Dataset entries:
........

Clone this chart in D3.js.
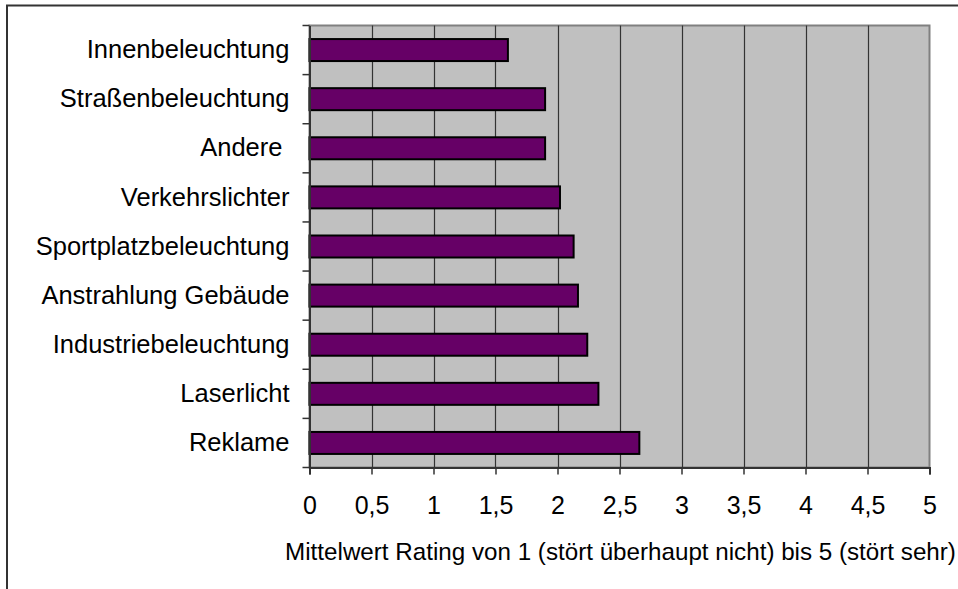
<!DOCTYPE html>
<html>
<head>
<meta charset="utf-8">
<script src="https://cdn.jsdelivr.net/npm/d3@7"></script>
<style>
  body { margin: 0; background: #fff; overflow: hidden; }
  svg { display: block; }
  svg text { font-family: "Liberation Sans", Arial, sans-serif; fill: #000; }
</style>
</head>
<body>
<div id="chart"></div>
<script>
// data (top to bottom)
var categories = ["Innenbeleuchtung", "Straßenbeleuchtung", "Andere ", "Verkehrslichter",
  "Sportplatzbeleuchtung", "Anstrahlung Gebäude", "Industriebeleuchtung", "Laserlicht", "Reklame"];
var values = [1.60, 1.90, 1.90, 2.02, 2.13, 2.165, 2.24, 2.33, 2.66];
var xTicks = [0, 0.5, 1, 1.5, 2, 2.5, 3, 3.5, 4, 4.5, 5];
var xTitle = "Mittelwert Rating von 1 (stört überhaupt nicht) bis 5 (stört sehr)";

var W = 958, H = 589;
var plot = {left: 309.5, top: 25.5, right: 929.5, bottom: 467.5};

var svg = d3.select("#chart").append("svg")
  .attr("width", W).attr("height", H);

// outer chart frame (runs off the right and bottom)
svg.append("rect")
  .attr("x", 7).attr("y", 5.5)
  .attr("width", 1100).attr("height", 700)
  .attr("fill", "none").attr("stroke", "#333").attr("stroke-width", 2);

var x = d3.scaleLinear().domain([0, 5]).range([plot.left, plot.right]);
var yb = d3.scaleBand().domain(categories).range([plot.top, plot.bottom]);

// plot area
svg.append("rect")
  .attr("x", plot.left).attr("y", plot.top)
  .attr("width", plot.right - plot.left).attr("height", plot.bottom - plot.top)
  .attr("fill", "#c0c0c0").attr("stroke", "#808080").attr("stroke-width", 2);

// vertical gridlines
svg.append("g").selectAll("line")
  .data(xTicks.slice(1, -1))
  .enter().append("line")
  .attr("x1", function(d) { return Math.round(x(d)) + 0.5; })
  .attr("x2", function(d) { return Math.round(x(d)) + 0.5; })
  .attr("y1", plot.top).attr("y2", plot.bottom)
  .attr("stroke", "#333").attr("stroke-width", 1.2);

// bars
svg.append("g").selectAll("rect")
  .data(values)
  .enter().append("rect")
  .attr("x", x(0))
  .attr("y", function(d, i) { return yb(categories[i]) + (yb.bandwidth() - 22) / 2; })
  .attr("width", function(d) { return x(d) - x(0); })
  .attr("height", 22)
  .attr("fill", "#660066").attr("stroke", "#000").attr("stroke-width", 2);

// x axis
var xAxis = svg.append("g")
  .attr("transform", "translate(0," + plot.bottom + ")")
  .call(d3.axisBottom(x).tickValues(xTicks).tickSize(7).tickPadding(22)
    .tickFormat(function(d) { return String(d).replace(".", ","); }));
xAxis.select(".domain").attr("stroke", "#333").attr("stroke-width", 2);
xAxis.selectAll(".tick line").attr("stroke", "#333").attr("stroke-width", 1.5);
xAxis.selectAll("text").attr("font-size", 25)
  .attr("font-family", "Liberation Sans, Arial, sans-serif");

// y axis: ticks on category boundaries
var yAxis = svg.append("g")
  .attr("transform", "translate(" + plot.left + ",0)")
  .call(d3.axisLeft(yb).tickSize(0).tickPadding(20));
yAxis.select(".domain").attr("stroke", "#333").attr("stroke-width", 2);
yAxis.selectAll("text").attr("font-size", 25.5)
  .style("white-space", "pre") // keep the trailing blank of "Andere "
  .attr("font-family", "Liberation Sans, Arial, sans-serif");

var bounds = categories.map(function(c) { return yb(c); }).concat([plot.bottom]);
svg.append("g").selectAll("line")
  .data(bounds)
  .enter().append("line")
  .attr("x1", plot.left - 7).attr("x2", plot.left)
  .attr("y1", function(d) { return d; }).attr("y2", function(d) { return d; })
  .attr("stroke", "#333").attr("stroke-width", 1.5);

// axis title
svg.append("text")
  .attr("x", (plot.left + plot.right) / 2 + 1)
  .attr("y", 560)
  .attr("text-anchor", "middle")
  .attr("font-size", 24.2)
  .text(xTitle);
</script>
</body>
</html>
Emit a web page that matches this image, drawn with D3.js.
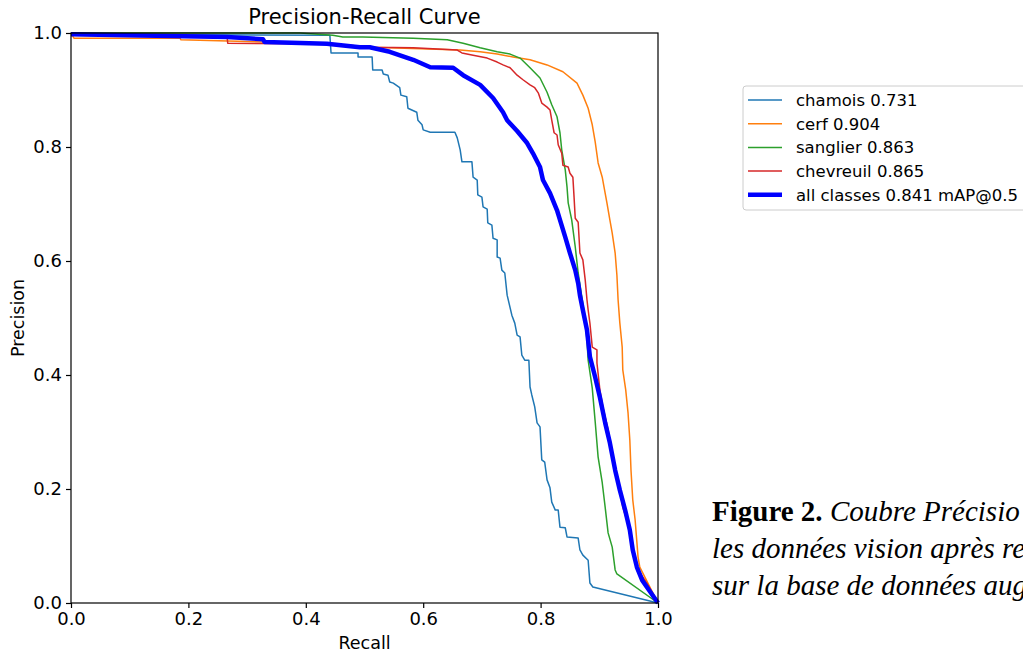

........

## WRITTEN REQUEST
Transcribe every line from the records above without alteration, and leave out the images.

## EXERCISE OUTPUT
Clone this chart in D3.js.
<!DOCTYPE html>
<html>
<head>
<meta charset="utf-8">
<script src="https://cdn.jsdelivr.net/npm/d3@7"></script>
<style>
  body { margin: 0; background: #fff; overflow: hidden; }
  svg { display: block; }
  svg text { font-family: "Liberation Sans", Arial, sans-serif; fill: #000; }
</style>
</head>
<body>
<div id="chart"></div>
<script>
// data (top to bottom)
var categories = ["Innenbeleuchtung", "Straßenbeleuchtung", "Andere ", "Verkehrslichter",
  "Sportplatzbeleuchtung", "Anstrahlung Gebäude", "Industriebeleuchtung", "Laserlicht", "Reklame"];
var values = [1.60, 1.90, 1.90, 2.02, 2.13, 2.165, 2.24, 2.33, 2.66];
var xTicks = [0, 0.5, 1, 1.5, 2, 2.5, 3, 3.5, 4, 4.5, 5];
var xTitle = "Mittelwert Rating von 1 (stört überhaupt nicht) bis 5 (stört sehr)";

var W = 958, H = 589;
var plot = {left: 309.5, top: 25.5, right: 929.5, bottom: 467.5};

var svg = d3.select("#chart").append("svg")
  .attr("width", W).attr("height", H);

// outer chart frame (runs off the right and bottom)
svg.append("rect")
  .attr("x", 7).attr("y", 5.5)
  .attr("width", 1100).attr("height", 700)
  .attr("fill", "none").attr("stroke", "#333").attr("stroke-width", 2);

var x = d3.scaleLinear().domain([0, 5]).range([plot.left, plot.right]);
var yb = d3.scaleBand().domain(categories).range([plot.top, plot.bottom]);

// plot area
svg.append("rect")
  .attr("x", plot.left).attr("y", plot.top)
  .attr("width", plot.right - plot.left).attr("height", plot.bottom - plot.top)
  .attr("fill", "#c0c0c0").attr("stroke", "#808080").attr("stroke-width", 2);

// vertical gridlines
svg.append("g").selectAll("line")
  .data(xTicks.slice(1, -1))
  .enter().append("line")
  .attr("x1", function(d) { return Math.round(x(d)) + 0.5; })
  .attr("x2", function(d) { return Math.round(x(d)) + 0.5; })
  .attr("y1", plot.top).attr("y2", plot.bottom)
  .attr("stroke", "#333").attr("stroke-width", 1.2);

// bars
svg.append("g").selectAll("rect")
  .data(values)
  .enter().append("rect")
  .attr("x", x(0))
  .attr("y", function(d, i) { return yb(categories[i]) + (yb.bandwidth() - 22) / 2; })
  .attr("width", function(d) { return x(d) - x(0); })
  .attr("height", 22)
  .attr("fill", "#660066").attr("stroke", "#000").attr("stroke-width", 2);

// x axis
var xAxis = svg.append("g")
  .attr("transform", "translate(0," + plot.bottom + ")")
  .call(d3.axisBottom(x).tickValues(xTicks).tickSize(7).tickPadding(22)
    .tickFormat(function(d) { return String(d).replace(".", ","); }));
xAxis.select(".domain").attr("stroke", "#333").attr("stroke-width", 2);
xAxis.selectAll(".tick line").attr("stroke", "#333").attr("stroke-width", 1.5);
xAxis.selectAll("text").attr("font-size", 25)
  .attr("font-family", "Liberation Sans, Arial, sans-serif");

// y axis: ticks on category boundaries
var yAxis = svg.append("g")
  .attr("transform", "translate(" + plot.left + ",0)")
  .call(d3.axisLeft(yb).tickSize(0).tickPadding(20));
yAxis.select(".domain").attr("stroke", "#333").attr("stroke-width", 2);
yAxis.selectAll("text").attr("font-size", 25.5)
  .style("white-space", "pre") // keep the trailing blank of "Andere "
  .attr("font-family", "Liberation Sans, Arial, sans-serif");

var bounds = categories.map(function(c) { return yb(c); }).concat([plot.bottom]);
svg.append("g").selectAll("line")
  .data(bounds)
  .enter().append("line")
  .attr("x1", plot.left - 7).attr("x2", plot.left)
  .attr("y1", function(d) { return d; }).attr("y2", function(d) { return d; })
  .attr("stroke", "#333").attr("stroke-width", 1.5);

// axis title
svg.append("text")
  .attr("x", (plot.left + plot.right) / 2 + 1)
  .attr("y", 560)
  .attr("text-anchor", "middle")
  .attr("font-size", 24.2)
  .text(xTitle);
</script>
</body>
</html>
Emit a web page that matches this image, drawn with D3.js.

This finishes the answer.